== EXTRACTED DATA

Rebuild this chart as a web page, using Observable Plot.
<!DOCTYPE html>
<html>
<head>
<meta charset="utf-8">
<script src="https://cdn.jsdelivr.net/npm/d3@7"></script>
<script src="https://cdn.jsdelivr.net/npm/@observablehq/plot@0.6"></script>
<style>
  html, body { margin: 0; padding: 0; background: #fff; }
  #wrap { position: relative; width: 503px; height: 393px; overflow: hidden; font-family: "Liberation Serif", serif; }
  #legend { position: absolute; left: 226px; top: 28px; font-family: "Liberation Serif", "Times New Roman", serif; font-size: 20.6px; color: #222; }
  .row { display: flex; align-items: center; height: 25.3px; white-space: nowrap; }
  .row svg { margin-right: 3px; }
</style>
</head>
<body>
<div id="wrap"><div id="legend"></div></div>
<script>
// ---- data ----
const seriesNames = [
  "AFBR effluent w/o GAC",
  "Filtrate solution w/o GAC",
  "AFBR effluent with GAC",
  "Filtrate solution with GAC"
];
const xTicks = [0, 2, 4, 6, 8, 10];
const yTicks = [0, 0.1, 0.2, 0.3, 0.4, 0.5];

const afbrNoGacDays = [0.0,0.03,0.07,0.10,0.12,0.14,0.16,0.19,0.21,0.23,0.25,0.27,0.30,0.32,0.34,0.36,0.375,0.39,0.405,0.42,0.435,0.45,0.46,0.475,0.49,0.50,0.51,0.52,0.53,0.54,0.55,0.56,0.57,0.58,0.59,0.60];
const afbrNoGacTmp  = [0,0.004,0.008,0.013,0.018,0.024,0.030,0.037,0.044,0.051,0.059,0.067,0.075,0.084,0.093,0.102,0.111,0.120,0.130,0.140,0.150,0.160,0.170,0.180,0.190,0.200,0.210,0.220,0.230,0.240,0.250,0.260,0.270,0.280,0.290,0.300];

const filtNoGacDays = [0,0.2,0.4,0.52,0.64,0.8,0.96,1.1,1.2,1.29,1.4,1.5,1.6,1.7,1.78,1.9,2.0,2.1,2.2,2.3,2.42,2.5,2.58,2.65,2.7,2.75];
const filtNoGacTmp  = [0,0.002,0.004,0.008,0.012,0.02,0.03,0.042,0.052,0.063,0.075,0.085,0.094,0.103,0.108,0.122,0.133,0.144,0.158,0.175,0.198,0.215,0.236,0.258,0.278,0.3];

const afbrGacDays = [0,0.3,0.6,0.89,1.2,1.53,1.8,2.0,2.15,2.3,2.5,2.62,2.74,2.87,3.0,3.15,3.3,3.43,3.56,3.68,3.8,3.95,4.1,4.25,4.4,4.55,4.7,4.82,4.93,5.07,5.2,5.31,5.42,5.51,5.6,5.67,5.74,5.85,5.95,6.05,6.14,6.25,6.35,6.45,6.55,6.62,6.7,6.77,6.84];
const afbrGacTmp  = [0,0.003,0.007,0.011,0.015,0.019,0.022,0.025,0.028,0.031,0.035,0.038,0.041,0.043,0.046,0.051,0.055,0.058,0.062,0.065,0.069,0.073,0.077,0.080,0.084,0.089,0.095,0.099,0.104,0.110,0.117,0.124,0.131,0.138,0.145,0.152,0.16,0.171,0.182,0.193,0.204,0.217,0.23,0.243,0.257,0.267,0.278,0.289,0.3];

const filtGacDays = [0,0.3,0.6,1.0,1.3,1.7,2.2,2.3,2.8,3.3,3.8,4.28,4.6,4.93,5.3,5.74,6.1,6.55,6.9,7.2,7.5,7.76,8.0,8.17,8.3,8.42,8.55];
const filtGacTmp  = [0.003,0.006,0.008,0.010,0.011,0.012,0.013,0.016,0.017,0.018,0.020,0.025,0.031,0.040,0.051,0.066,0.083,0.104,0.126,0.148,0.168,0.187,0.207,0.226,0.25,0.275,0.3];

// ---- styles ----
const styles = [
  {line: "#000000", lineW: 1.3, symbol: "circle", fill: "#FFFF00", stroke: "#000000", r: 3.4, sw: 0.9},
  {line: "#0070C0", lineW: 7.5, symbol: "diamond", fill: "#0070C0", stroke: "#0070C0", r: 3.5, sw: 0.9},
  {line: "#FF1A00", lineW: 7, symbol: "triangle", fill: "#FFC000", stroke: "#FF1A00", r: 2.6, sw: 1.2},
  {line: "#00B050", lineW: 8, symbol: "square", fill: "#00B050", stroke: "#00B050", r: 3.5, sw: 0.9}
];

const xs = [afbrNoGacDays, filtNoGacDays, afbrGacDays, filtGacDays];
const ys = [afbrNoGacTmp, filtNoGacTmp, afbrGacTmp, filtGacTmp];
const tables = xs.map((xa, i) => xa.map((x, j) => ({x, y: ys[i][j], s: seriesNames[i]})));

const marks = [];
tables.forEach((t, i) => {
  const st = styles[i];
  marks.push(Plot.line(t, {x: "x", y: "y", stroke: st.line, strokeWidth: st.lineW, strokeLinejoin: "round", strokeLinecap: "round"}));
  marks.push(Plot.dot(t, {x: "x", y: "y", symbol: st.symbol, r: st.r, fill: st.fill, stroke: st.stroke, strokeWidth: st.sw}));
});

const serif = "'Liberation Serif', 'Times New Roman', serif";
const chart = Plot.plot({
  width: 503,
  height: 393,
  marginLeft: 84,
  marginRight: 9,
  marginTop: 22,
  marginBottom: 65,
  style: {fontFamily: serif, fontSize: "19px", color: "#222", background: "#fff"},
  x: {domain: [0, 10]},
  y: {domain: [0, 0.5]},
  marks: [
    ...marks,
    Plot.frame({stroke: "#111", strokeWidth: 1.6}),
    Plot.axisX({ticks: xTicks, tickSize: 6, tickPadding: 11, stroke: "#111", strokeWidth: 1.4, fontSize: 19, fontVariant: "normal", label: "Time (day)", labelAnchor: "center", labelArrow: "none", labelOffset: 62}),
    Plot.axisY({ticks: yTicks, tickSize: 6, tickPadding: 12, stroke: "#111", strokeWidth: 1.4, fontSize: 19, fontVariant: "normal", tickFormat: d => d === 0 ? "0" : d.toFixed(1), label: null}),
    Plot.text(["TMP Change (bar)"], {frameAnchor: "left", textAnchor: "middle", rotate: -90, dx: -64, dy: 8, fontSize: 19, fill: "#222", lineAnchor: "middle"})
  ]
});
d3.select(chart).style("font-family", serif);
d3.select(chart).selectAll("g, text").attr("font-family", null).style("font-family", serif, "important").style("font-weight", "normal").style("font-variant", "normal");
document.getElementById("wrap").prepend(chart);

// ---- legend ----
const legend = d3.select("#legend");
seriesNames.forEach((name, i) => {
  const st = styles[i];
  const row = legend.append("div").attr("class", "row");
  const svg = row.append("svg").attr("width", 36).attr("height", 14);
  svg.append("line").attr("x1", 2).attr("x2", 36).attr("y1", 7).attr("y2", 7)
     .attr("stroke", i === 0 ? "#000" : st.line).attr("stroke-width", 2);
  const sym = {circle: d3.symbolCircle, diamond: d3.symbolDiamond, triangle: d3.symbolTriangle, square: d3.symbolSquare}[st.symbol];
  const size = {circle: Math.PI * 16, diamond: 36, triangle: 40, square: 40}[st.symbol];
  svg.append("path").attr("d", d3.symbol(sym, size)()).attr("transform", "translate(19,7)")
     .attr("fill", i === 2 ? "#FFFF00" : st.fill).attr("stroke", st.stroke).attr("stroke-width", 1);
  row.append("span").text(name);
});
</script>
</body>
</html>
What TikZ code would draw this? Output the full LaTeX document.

====

Write out the entries in full, exactly as given.

Rebuild this chart as a web page, using Observable Plot.
<!DOCTYPE html>
<html>
<head>
<meta charset="utf-8">
<script src="https://cdn.jsdelivr.net/npm/d3@7"></script>
<script src="https://cdn.jsdelivr.net/npm/@observablehq/plot@0.6"></script>
<style>
  html, body { margin: 0; padding: 0; background: #fff; }
  #wrap { position: relative; width: 503px; height: 393px; overflow: hidden; font-family: "Liberation Serif", serif; }
  #legend { position: absolute; left: 226px; top: 28px; font-family: "Liberation Serif", "Times New Roman", serif; font-size: 20.6px; color: #222; }
  .row { display: flex; align-items: center; height: 25.3px; white-space: nowrap; }
  .row svg { margin-right: 3px; }
</style>
</head>
<body>
<div id="wrap"><div id="legend"></div></div>
<script>
// ---- data ----
const seriesNames = [
  "AFBR effluent w/o GAC",
  "Filtrate solution w/o GAC",
  "AFBR effluent with GAC",
  "Filtrate solution with GAC"
];
const xTicks = [0, 2, 4, 6, 8, 10];
const yTicks = [0, 0.1, 0.2, 0.3, 0.4, 0.5];

const afbrNoGacDays = [0.0,0.03,0.07,0.10,0.12,0.14,0.16,0.19,0.21,0.23,0.25,0.27,0.30,0.32,0.34,0.36,0.375,0.39,0.405,0.42,0.435,0.45,0.46,0.475,0.49,0.50,0.51,0.52,0.53,0.54,0.55,0.56,0.57,0.58,0.59,0.60];
const afbrNoGacTmp  = [0,0.004,0.008,0.013,0.018,0.024,0.030,0.037,0.044,0.051,0.059,0.067,0.075,0.084,0.093,0.102,0.111,0.120,0.130,0.140,0.150,0.160,0.170,0.180,0.190,0.200,0.210,0.220,0.230,0.240,0.250,0.260,0.270,0.280,0.290,0.300];

const filtNoGacDays = [0,0.2,0.4,0.52,0.64,0.8,0.96,1.1,1.2,1.29,1.4,1.5,1.6,1.7,1.78,1.9,2.0,2.1,2.2,2.3,2.42,2.5,2.58,2.65,2.7,2.75];
const filtNoGacTmp  = [0,0.002,0.004,0.008,0.012,0.02,0.03,0.042,0.052,0.063,0.075,0.085,0.094,0.103,0.108,0.122,0.133,0.144,0.158,0.175,0.198,0.215,0.236,0.258,0.278,0.3];

const afbrGacDays = [0,0.3,0.6,0.89,1.2,1.53,1.8,2.0,2.15,2.3,2.5,2.62,2.74,2.87,3.0,3.15,3.3,3.43,3.56,3.68,3.8,3.95,4.1,4.25,4.4,4.55,4.7,4.82,4.93,5.07,5.2,5.31,5.42,5.51,5.6,5.67,5.74,5.85,5.95,6.05,6.14,6.25,6.35,6.45,6.55,6.62,6.7,6.77,6.84];
const afbrGacTmp  = [0,0.003,0.007,0.011,0.015,0.019,0.022,0.025,0.028,0.031,0.035,0.038,0.041,0.043,0.046,0.051,0.055,0.058,0.062,0.065,0.069,0.073,0.077,0.080,0.084,0.089,0.095,0.099,0.104,0.110,0.117,0.124,0.131,0.138,0.145,0.152,0.16,0.171,0.182,0.193,0.204,0.217,0.23,0.243,0.257,0.267,0.278,0.289,0.3];

const filtGacDays = [0,0.3,0.6,1.0,1.3,1.7,2.2,2.3,2.8,3.3,3.8,4.28,4.6,4.93,5.3,5.74,6.1,6.55,6.9,7.2,7.5,7.76,8.0,8.17,8.3,8.42,8.55];
const filtGacTmp  = [0.003,0.006,0.008,0.010,0.011,0.012,0.013,0.016,0.017,0.018,0.020,0.025,0.031,0.040,0.051,0.066,0.083,0.104,0.126,0.148,0.168,0.187,0.207,0.226,0.25,0.275,0.3];

// ---- styles ----
const styles = [
  {line: "#000000", lineW: 1.3, symbol: "circle", fill: "#FFFF00", stroke: "#000000", r: 3.4, sw: 0.9},
  {line: "#0070C0", lineW: 7.5, symbol: "diamond", fill: "#0070C0", stroke: "#0070C0", r: 3.5, sw: 0.9},
  {line: "#FF1A00", lineW: 7, symbol: "triangle", fill: "#FFC000", stroke: "#FF1A00", r: 2.6, sw: 1.2},
  {line: "#00B050", lineW: 8, symbol: "square", fill: "#00B050", stroke: "#00B050", r: 3.5, sw: 0.9}
];

const xs = [afbrNoGacDays, filtNoGacDays, afbrGacDays, filtGacDays];
const ys = [afbrNoGacTmp, filtNoGacTmp, afbrGacTmp, filtGacTmp];
const tables = xs.map((xa, i) => xa.map((x, j) => ({x, y: ys[i][j], s: seriesNames[i]})));

const marks = [];
tables.forEach((t, i) => {
  const st = styles[i];
  marks.push(Plot.line(t, {x: "x", y: "y", stroke: st.line, strokeWidth: st.lineW, strokeLinejoin: "round", strokeLinecap: "round"}));
  marks.push(Plot.dot(t, {x: "x", y: "y", symbol: st.symbol, r: st.r, fill: st.fill, stroke: st.stroke, strokeWidth: st.sw}));
});

const serif = "'Liberation Serif', 'Times New Roman', serif";
const chart = Plot.plot({
  width: 503,
  height: 393,
  marginLeft: 84,
  marginRight: 9,
  marginTop: 22,
  marginBottom: 65,
  style: {fontFamily: serif, fontSize: "19px", color: "#222", background: "#fff"},
  x: {domain: [0, 10]},
  y: {domain: [0, 0.5]},
  marks: [
    ...marks,
    Plot.frame({stroke: "#111", strokeWidth: 1.6}),
    Plot.axisX({ticks: xTicks, tickSize: 6, tickPadding: 11, stroke: "#111", strokeWidth: 1.4, fontSize: 19, fontVariant: "normal", label: "Time (day)", labelAnchor: "center", labelArrow: "none", labelOffset: 62}),
    Plot.axisY({ticks: yTicks, tickSize: 6, tickPadding: 12, stroke: "#111", strokeWidth: 1.4, fontSize: 19, fontVariant: "normal", tickFormat: d => d === 0 ? "0" : d.toFixed(1), label: null}),
    Plot.text(["TMP Change (bar)"], {frameAnchor: "left", textAnchor: "middle", rotate: -90, dx: -64, dy: 8, fontSize: 19, fill: "#222", lineAnchor: "middle"})
  ]
});
d3.select(chart).style("font-family", serif);
d3.select(chart).selectAll("g, text").attr("font-family", null).style("font-family", serif, "important").style("font-weight", "normal").style("font-variant", "normal");
document.getElementById("wrap").prepend(chart);

// ---- legend ----
const legend = d3.select("#legend");
seriesNames.forEach((name, i) => {
  const st = styles[i];
  const row = legend.append("div").attr("class", "row");
  const svg = row.append("svg").attr("width", 36).attr("height", 14);
  svg.append("line").attr("x1", 2).attr("x2", 36).attr("y1", 7).attr("y2", 7)
     .attr("stroke", i === 0 ? "#000" : st.line).attr("stroke-width", 2);
  const sym = {circle: d3.symbolCircle, diamond: d3.symbolDiamond, triangle: d3.symbolTriangle, square: d3.symbolSquare}[st.symbol];
  const size = {circle: Math.PI * 16, diamond: 36, triangle: 40, square: 40}[st.symbol];
  svg.append("path").attr("d", d3.symbol(sym, size)()).attr("transform", "translate(19,7)")
     .attr("fill", i === 2 ? "#FFFF00" : st.fill).attr("stroke", st.stroke).attr("stroke-width", 1);
  row.append("span").text(name);
});
</script>
</body>
</html>
What TikZ code would draw this? Output the full LaTeX document.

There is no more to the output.